Simone Weil conforms to a standard biographical format much more than Dorothy Day and has a particular usefulness as a brief introduction to the per­son and thought of Simone Weil.

What has made Weil the continuing studied concern of a few whose intellectual reach goes beyond the usual subjects that arise out of the social process? She, like Dorothy Day, had a piercing longing for community, for God. Like Day she was acute­ly aware of the conditions of contemporary life that ruthlessly toss people about and cast them into roles so rigidly prescribed and enforced that little is left for the person except to advance the “I” at the expense of the “we.”

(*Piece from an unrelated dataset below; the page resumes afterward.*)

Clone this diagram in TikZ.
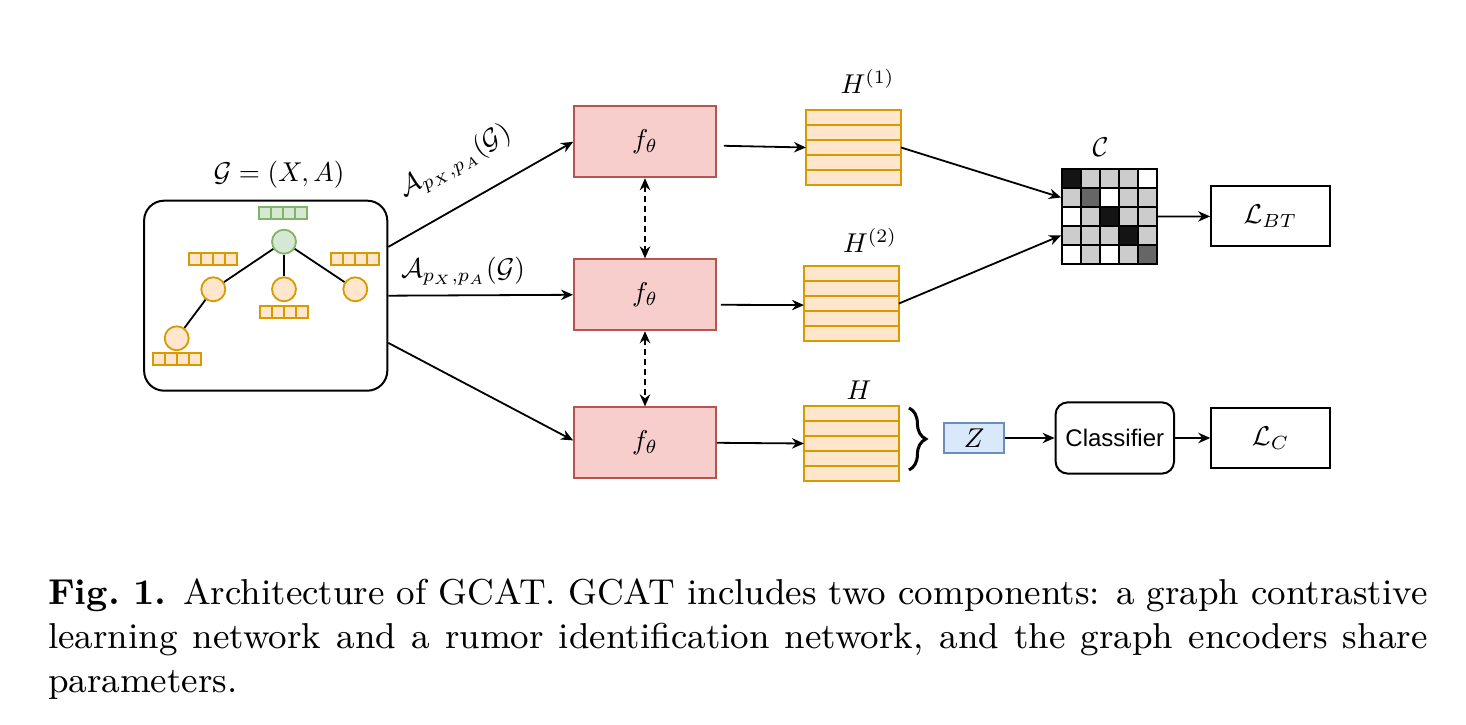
\documentclass[tikz,border=0pt]{standalone}
\usepackage{graphicx}
\usepackage{fontspec}
\newfontfamily\helvfont{Liberation Sans}
\usetikzlibrary{arrows.meta,decorations.pathreplacing}
\definecolor{encfill}{HTML}{F8CECC}
\definecolor{encline}{HTML}{B85450}
\definecolor{orfill}{HTML}{FFE6CC}
\definecolor{orline}{HTML}{D79B00}
\definecolor{grfill}{HTML}{D5E8D4}
\definecolor{grline}{HTML}{82B366}
\definecolor{blfill}{HTML}{DAE8FC}
\definecolor{blline}{HTML}{6C8EBF}
\definecolor{mk}{HTML}{141414}
\definecolor{md}{HTML}{666666}
\definecolor{ml}{HTML}{CCCCCC}
\definecolor{mw}{HTML}{FFFFFF}
\newcommand{\mlab}[1]{\scalebox{0.68}{$#1$}}
\begin{document}
\begin{tikzpicture}[x=0.25pt, y=-0.25pt,
  arr/.style={-{Stealth[length=3pt,width=2.6pt]}, line width=0.45pt},
  darr/.style={{Stealth[length=3pt,width=2.6pt]}-{Stealth[length=3pt,width=2.6pt]}, line width=0.45pt, dash pattern=on 1.5pt off 1pt},
  enc/.style={draw=encline, fill=encfill, line width=0.45pt, minimum width=35.5pt, minimum height=17.75pt, inner sep=0},
  hrow/.style={draw=orline, fill=orfill, line width=0.5pt, minimum width=23.75pt, minimum height=3.75pt, inner sep=0, outer sep=0},
  gnode/.style={circle, draw=#1line, fill=#1fill, line width=0.45pt, minimum size=6pt, inner sep=0},
  fcell/.style={draw=#1line, fill=#1fill, line width=0.5pt, minimum size=3pt, inner sep=0},
  mcell/.style={draw, line width=0.4pt, minimum size=4.75pt, inner sep=0},
  lossbox/.style={draw, line width=0.5pt, minimum width=29.6pt, minimum height=15pt, inner sep=0}]
\useasboundingbox (0,0) rectangle (1466,725);

% input graph
\node[draw, rounded corners=5pt, line width=0.5pt, minimum width=60.8pt, minimum height=47.5pt, inner sep=0] (gbox) at (265.7,295.7){};
\node (glabel) at (279,175){\mlab{\mathcal{G}=(X,A)}};
\node[gnode=gr] (v0) at (284,241.7){};
\node[gnode=or] (v1) at (213.3,289.3){};
\node[gnode=or] (v2) at (284,289.3){};
\node[gnode=or] (v3) at (355.3,289.3){};
\node[gnode=or] (v4) at (176.7,338.3){};
\draw[line width=0.45pt](v0) -- (v1);
\draw[line width=0.45pt](v0) -- (v2);
\draw[line width=0.45pt](v0) -- (v3);
\draw[line width=0.45pt](v1) -- (v4);
\foreach \i in {0,...,3}
  \node[fcell=gr] (x0\i) at (259.3+6+12*\i,213){};
\foreach \bx/\by [count=\j] in {189.3/259.5, 331.3/259.5, 260/311.8, 152.7/359.5}
  \foreach \i in {0,...,3}
    \node[fcell=or] (x\j\i) at (\bx+6+12*\i,\by){};

% encoders
\node[enc] (enc1) at (645,141.8){\mlab{f_\theta}};
\node[enc] (enc2) at (645,294.8){\mlab{f_\theta}};
\node[enc] (enc3) at (645,442.8){\mlab{f_\theta}};
\draw[arr]([yshift=12.2pt]gbox.east) -- (enc1.west);
\draw[arr](gbox.east) -- (enc2.west);
\draw[arr]([yshift=-11.8pt]gbox.east) -- ([yshift=0.6pt]enc3.west);
\node[rotate=29.3] (aug1) at (455.5,162){\mlab{\mathcal{A}_{p_X,p_A}(\mathcal{G})}};
\node (aug2) at (463,271){\mlab{\mathcal{A}_{p_X,p_A}(\mathcal{G})}};
\draw[darr](enc1) -- (enc2);
\draw[darr](enc2) -- (enc3);

% representations, five rows each
\foreach \h/\hx/\hy in {h1/853.5/110, h2/851.5/266, h3/851.5/406}
  \foreach \k in {1,...,5}
    \node[hrow] (\h r\k) at (\hx,\hy-7.5+15*\k){};
\node (h1label) at (867.5,81.5){\mlab{H^{(1)}}};
\node (h2label) at (870,240.5){\mlab{H^{(2)}}};
\node (h3label) at (859,390){\mlab{H}};
\draw[arr]([xshift=1.75pt,yshift=-1pt]enc1.east) -- (h1r3.west);
\draw[arr]([xshift=1pt,yshift=-2.5pt]enc2.east) -- ([yshift=-0.4pt]h2r3.west);
\draw[arr](enc3.east) -- (h3r3.west);

% cross-correlation matrix
\foreach \row [count=\j from 0] in {{mk,ml,ml,ml,mw},{ml,md,mw,ml,ml},{mw,ml,mk,ml,ml},{ml,ml,ml,mk,ml},{mw,ml,mw,ml,md}}
  \foreach \c [count=\i from 0] in \row
    \node[mcell, fill=\c] (c\j\i) at (1062+9.5+19*\i,169+9.5+19*\j){};
\node[draw, line width=0.5pt, minimum size=23.75pt, inner sep=0] (cmat) at (1109.5,216.5){};
\node (clabel) at (1100.5,147.5){\mlab{\mathcal{C}}};
\draw[arr](h1r3.east) -- ([yshift=4.75pt]cmat.west);
\draw[arr](h2r3.east) -- ([yshift=-4.75pt]cmat.west);
\node[lossbox] (lbt) at (1270.3,216.4){\mlab{\mathcal{L}_{BT}}};
\draw[arr](cmat.east) -- (lbt.west);

% classification branch
\draw[decorate, decoration={brace, amplitude=4.2pt}, line width=0.75pt](909,408) -- (909,470);
\node[draw=blline, fill=blfill, line width=0.45pt, minimum width=15pt, minimum height=7.5pt, inner sep=0] (zbox) at (974,438){\mlab{Z}};
\node[draw, rounded corners=3pt, line width=0.5pt, minimum width=29.6pt, minimum height=17.8pt, inner sep=0, font=\helvfont\fontsize{6}{7}\selectfont] (clf) at (1114.8,438){Classifier};
\node[lossbox] (lc) at (1270.5,438){\mlab{\mathcal{L}_{C}}};
\draw[arr](zbox) -- (clf);
\draw[arr](clf) -- (lc);

% caption
\node[anchor=north west, inner sep=0, text width=344.85pt, align=justify, font=\fontsize{9}{11}\selectfont] (caption) at (47.3,577.5){\textbf{Fig.~1.} Architecture of GCAT. GCAT includes two components: a graph contrastive learning network and a rumor identification network, and the graph encoders share parameters.};

\end{tikzpicture}
\end{document}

Coles writes eloquently about this in a chapter entitled “Her Moral Loneliness”: “She spells out what…‘moral lone­liness’ means — that one won’t be understood, that one will in­cur enemies all over, that those in positions of power — ‘servants of the existing order’ — will be critical and punitive.”

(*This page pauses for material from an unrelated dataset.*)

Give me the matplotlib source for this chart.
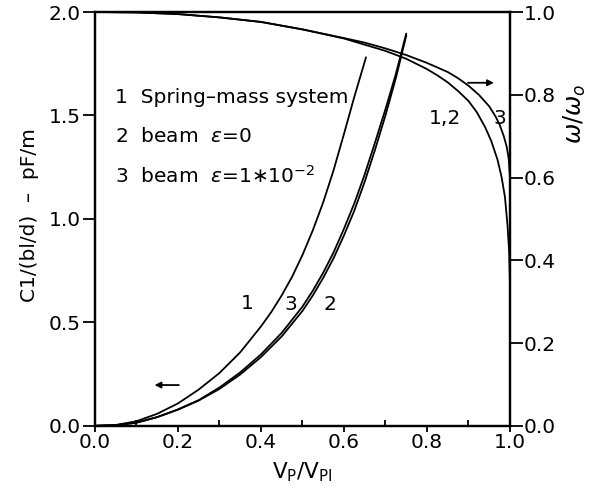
import numpy as np
import matplotlib.pyplot as plt
from matplotlib.ticker import MultipleLocator

# C1/(bl/d) curves (left axis)
x_c1 = [0, 0.05, 0.1, 0.15, 0.2, 0.25, 0.3, 0.35, 0.4, 0.425, 0.45, 0.475, 0.5,
        0.525, 0.55, 0.575, 0.6, 0.625, 0.653]
c_spring = [0, 0.004, 0.022, 0.058, 0.108, 0.175, 0.255, 0.355, 0.48, 0.55, 0.63, 0.72, 0.825,
            0.945, 1.08, 1.235, 1.41, 1.59, 1.78]

x_c2 = [0, 0.05, 0.1, 0.15, 0.2, 0.25, 0.3, 0.35, 0.4, 0.45, 0.5, 0.525, 0.55,
        0.575, 0.6, 0.625, 0.65, 0.675, 0.7, 0.725, 0.75]
c_beam0 = [0, 0.003, 0.015, 0.042, 0.078, 0.122, 0.178, 0.248, 0.332, 0.432, 0.555, 0.63, 0.715,
           0.81, 0.92, 1.04, 1.18, 1.335, 1.5, 1.68, 1.885]
c_beam1 = [0, 0.003, 0.015, 0.042, 0.079, 0.124, 0.185, 0.258, 0.345, 0.449, 0.576, 0.653, 0.74,
           0.838, 0.952, 1.075, 1.215, 1.37, 1.53, 1.70, 1.895]

# omega/omega0 curves (right axis)
x_w12 = [0, 0.1, 0.2, 0.3, 0.4, 0.5, 0.6, 0.7, 0.75, 0.8, 0.825, 0.85, 0.875, 0.9, 0.92,
         0.94, 0.955, 0.97, 0.98, 0.988, 0.994, 0.998, 1.0]
w_12 = [1.0, 0.999, 0.995, 0.987, 0.976, 0.958, 0.936, 0.906, 0.887, 0.862, 0.847, 0.83, 0.809,
        0.785, 0.758, 0.722, 0.688, 0.643, 0.6, 0.552, 0.485, 0.42, 0.34]
x_w3 = [0, 0.1, 0.2, 0.3, 0.4, 0.5, 0.6, 0.65, 0.7, 0.75, 0.8, 0.85, 0.875, 0.9, 0.925,
        0.95, 0.965, 0.975, 0.985, 0.992, 0.997, 1.0]
w_3 = [1.0, 0.999, 0.995, 0.987, 0.976, 0.958, 0.937, 0.926, 0.912, 0.896, 0.877, 0.855, 0.84,
       0.822, 0.80, 0.772, 0.748, 0.728, 0.70, 0.675, 0.645, 0.60]

plt.rcParams['font.family'] = 'DejaVu Sans'
plt.rcParams['mathtext.fontset'] = 'dejavusans'

fig = plt.figure(figsize=(5.93, 4.9), dpi=100)
ax = fig.add_axes([0.160, 0.131, 0.700, 0.8445])
ax2 = ax.twinx()

lw = 1.3
ax.plot(x_c1, c_spring, color='black', lw=lw)
ax.plot(x_c2, c_beam0, color='black', lw=lw)
ax.plot(x_c2, c_beam1, color='black', lw=lw)
ax2.plot(x_w12, w_12, color='black', lw=lw)
ax2.plot(x_w3, w_3, color='black', lw=lw)

ax.set_xlim(0, 1)
ax.set_ylim(0, 2)
ax2.set_ylim(0, 1)

fs = 14.5
ax.xaxis.set_major_locator(MultipleLocator(0.2))
ax.xaxis.set_minor_locator(MultipleLocator(0.1))
ax.yaxis.set_major_locator(MultipleLocator(0.5))
ax2.yaxis.set_major_locator(MultipleLocator(0.2))
ax.tick_params(axis='x', which='major', direction='out', length=4, width=1.3, labelsize=fs, pad=1)
ax.tick_params(axis='x', which='minor', direction='in', length=4, width=1.3)
ax.tick_params(axis='y', which='major', direction='out', length=9, width=1.3, labelsize=fs, pad=1)
ax2.tick_params(axis='y', which='major', direction='out', length=9, width=1.3, labelsize=fs, pad=1)
ax.xaxis.set_major_formatter(lambda v, p: f"{v:.1f}")
ax.yaxis.set_major_formatter(lambda v, p: f"{v:.1f}")
ax2.yaxis.set_major_formatter(lambda v, p: f"{v:.1f}")

for a in (ax, ax2):
    for s in a.spines.values():
        s.set_linewidth(1.6)

ax.set_xlabel(r"$\mathregular{V_P/V_{PI}}$", fontsize=fs + 1, labelpad=6)
ax.set_ylabel("C1/(bl/d)  \u2013  pF/m", fontsize=fs)
ax.yaxis.set_label_coords(-0.135, 0.51)
ax2.set_ylabel(r"$\omega/\omega_o$", fontsize=fs + 3, rotation=90)
ax2.yaxis.set_label_coords(1.125, 0.755)

# legend text
tx = 0.048
ax.text(tx, 1.589, "1  Spring\u2013mass system", fontsize=fs, va='center')
ax.text(tx, 1.40, "2  beam  $\\epsilon$=0", fontsize=fs, va='center')
ax.text(tx, 1.21, "3  beam  $\\epsilon$=1$\\ast$10$^{-2}$", fontsize=fs, va='center')

# curve labels
ax.text(0.366, 0.59, "1", fontsize=fs, ha='center', va='center')
ax.text(0.472, 0.585, "3", fontsize=fs, ha='center', va='center')
ax.text(0.566, 0.585, "2", fontsize=fs, ha='center', va='center')
ax.text(0.843, 1.485, "1,2", fontsize=fs, ha='center', va='center')
ax.text(0.976, 1.485, "3", fontsize=fs, ha='center', va='center')

# arrows showing which axis
ax.annotate("", xy=(0.137, 0.197), xytext=(0.209, 0.197),
            arrowprops=dict(arrowstyle='-|>', color='black', lw=1.3, mutation_scale=9))
ax.annotate("", xy=(0.968, 1.658), xytext=(0.892, 1.658),
            arrowprops=dict(arrowstyle='-|>', color='black', lw=1.3, mutation_scale=9))

fig.savefig("out.png", dpi=100)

The substance of Simone Weil, however, is not as much about her thought and its certain apprehension of the loss of spirit in the world, with its enslaving consequences, as it is about two troubling questions regarding Weil’s life: Did she commit sui­cide? Why did she deny her Jew­ishness? The first question is sim­ply answered; the second is not. Denying oneself food so that others might eat is certainly not suicide, as Coles points out.

Her disavowal of her Jewishness seems to have come from a feeling of distaste for Old Test­ament history, a record, as she saw it, of Israelite tribalism exalt­ed by legends of the prowess of military commanders who slew countless thousands. She failed to see them as a people, most un­prepossessing in the mainstream of history’s flow, whose struggle was, as God’s chosen, to keep their covenant commitment. The secularizing forces of the 19th century had seemingly severed her from her Jewish past.

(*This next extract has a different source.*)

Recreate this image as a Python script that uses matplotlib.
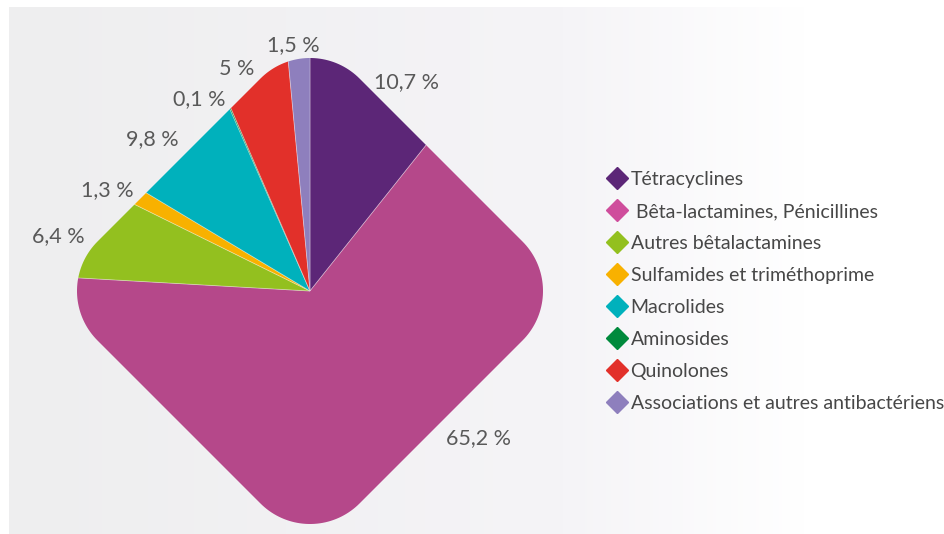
import numpy as np
import matplotlib
matplotlib.use("Agg")
import matplotlib.pyplot as plt
from matplotlib.patches import PathPatch
from matplotlib.path import Path
from matplotlib.lines import Line2D
from matplotlib.colors import to_rgb

# Antibiotic families and their share of sales (%)
categories = [
    "Tétracyclines",
    " Bêta-lactamines, Pénicillines",
    "Autres bêtalactamines",
    "Sulfamides et triméthoprime",
    "Macrolides",
    "Aminosides",
    "Quinolones",
    "Associations et autres antibactériens",
]
shares = [10.7, 65.2, 6.4, 1.3, 9.8, 0.1, 5.0, 1.5]
value_labels = ["10,7 %", "65,2 %", "6,4 %", "1,3 %", "9,8 %", "0,1 %", "5 %", "1,5 %"]
colors = ["#5c2677", "#b5488a", "#93c01f", "#f8b100",
          "#00b1bc", "#008a3c", "#e2302a", "#8e7fbd"]
legend_colors = ["#5c2677", "#cf4d9c", "#93c01f", "#f8b100",
                 "#00b1bc", "#008a3c", "#e2302a", "#8e7fbd"]

W, H = 944, 534
fig = plt.figure(figsize=(W / 100, H / 100), dpi=100)
fig.patch.set_facecolor("white")
ax = fig.add_axes([0, 0, 1, 1])

# soft grey backdrop fading to white on the right
xs = np.linspace(0, 1, 400)
c0, c1, c2 = np.array(to_rgb("#eeeeef")), np.array(to_rgb("#f5f4f7")), np.array(to_rgb("#ffffff"))
grad = np.empty((1, xs.size, 3))
for i, t in enumerate(xs):
    x = 9 + t * (W - 9)
    if x < 560:
        k = (x - 9) / (560 - 9)
        grad[0, i] = c0 + (c1 - c0) * k
    else:
        k = min(1.0, (x - 560) / (800 - 560))
        grad[0, i] = c1 + (c2 - c1) * k
ax.imshow(grad, extent=(9, W + 5, -5, H - 7), aspect="auto", zorder=0)


def rounded_diamond(cx, cy, half, r, n=40):
    """Square of half-side `half`, corners rounded by `r`, turned 45 degrees."""
    pts = []
    inner = half - r
    for k, (sx, sy) in enumerate([(1, 1), (-1, 1), (-1, -1), (1, -1)]):
        a0 = np.pi / 2 * k
        for a in np.linspace(a0, a0 + np.pi / 2, n):
            pts.append((sx * inner + r * np.cos(a), sy * inner + r * np.sin(a)))
    pts = np.array(pts)
    c, s = np.cos(np.pi / 4), np.sin(np.pi / 4)
    rot = np.column_stack([pts[:, 0] * c - pts[:, 1] * s,
                           pts[:, 0] * s + pts[:, 1] * c])
    rot += (cx, cy)
    return Path(np.vstack([rot, rot[:1]]), closed=True)


# pie clipped to a rounded diamond
cx, cy = 310, H - 291
half = 262 / np.sqrt(2)
corner = 70
wedges, _ = ax.pie(shares, colors=colors, startangle=90, counterclock=False,
                   radius=420, center=(cx, cy),
                   wedgeprops=dict(linewidth=0.6, edgecolor=(1, 1, 1, 0.35)))
shape = PathPatch(rounded_diamond(cx, cy, half, corner), facecolor="none",
                  edgecolor="none", transform=ax.transData)
ax.add_patch(shape)
for w in wedges:
    w.set_zorder(2)
    w.set_clip_on(True)
    w.set_clip_path(shape)

# value labels around the shape
label_xy = [(407, 82), (479, 438), (58, 236), (107, 190),
            (152, 139), (199, 99), (237, 69), (293, 45)]
for txt, (lx, ly) in zip(value_labels, label_xy):
    ax.text(lx, H - ly, txt, ha="center", va="center", fontsize=15.5,
            family="Lato", color="#595959", zorder=3)

# legend with diamond markers
handles = [Line2D([], [], ls="none", marker="D", markersize=11,
                  markerfacecolor=c, markeredgecolor=c) for c in legend_colors]
leg = ax.legend(handles, categories, loc="upper left",
                bbox_to_anchor=(609 / W, 1 - 171 / H), frameon=False,
                prop=dict(family="Lato", size=14), labelcolor="#474747",
                handlelength=0.78, handletextpad=0.33, labelspacing=0.77,
                borderaxespad=0, borderpad=0)

ax.set_xlim(0, W)
ax.set_ylim(0, H)
ax.set_aspect("auto")
ax.axis("off")

fig.savefig("out.png", dpi=100, facecolor="white")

In several episodes, which some would describe as neuras­thenic (perhaps a better state for the transmission of truth than “feeling good” about oneself), she experienced the presence of Christ, the Jewish prophet whom she came to regard as the savior of the world, the source of that unity into which all would be brought together. In writing of these occasions Coles has the good sense and taste to forbear psychological analysis. He simply describes them.

In his concluding chapter, “Idolatry and the Intellectuals,” Coles makes a point about the tyranny that form and posture can exercise over intellectuals — among whom one might include a few academics. But he carries this to a presumption about Weil’s attitude toward the Catho­lic Church by suggesting that she did not become a Catholic because “there was something quite stubbornly Protestant in her wish to stand alone before God, to wait for grace on her very own.” This, says Coles, “puts her in the company of Kierkegaard rather than Pascal.”

That Simone Weil would be content to await grace “on her very own” seems beside the point. The point is found, rather, in Dorothy Day’s reflection: “Love is the baptism of desire. Anyone who loves God belongs to the soul of the Church.” Mak­ing a choice between Kierkegaard and Pascal did not matter. Si­mone Weil had already been bap­tized by her passion for com­munity. Grace had already found her. That she was a Jew was a special anointment.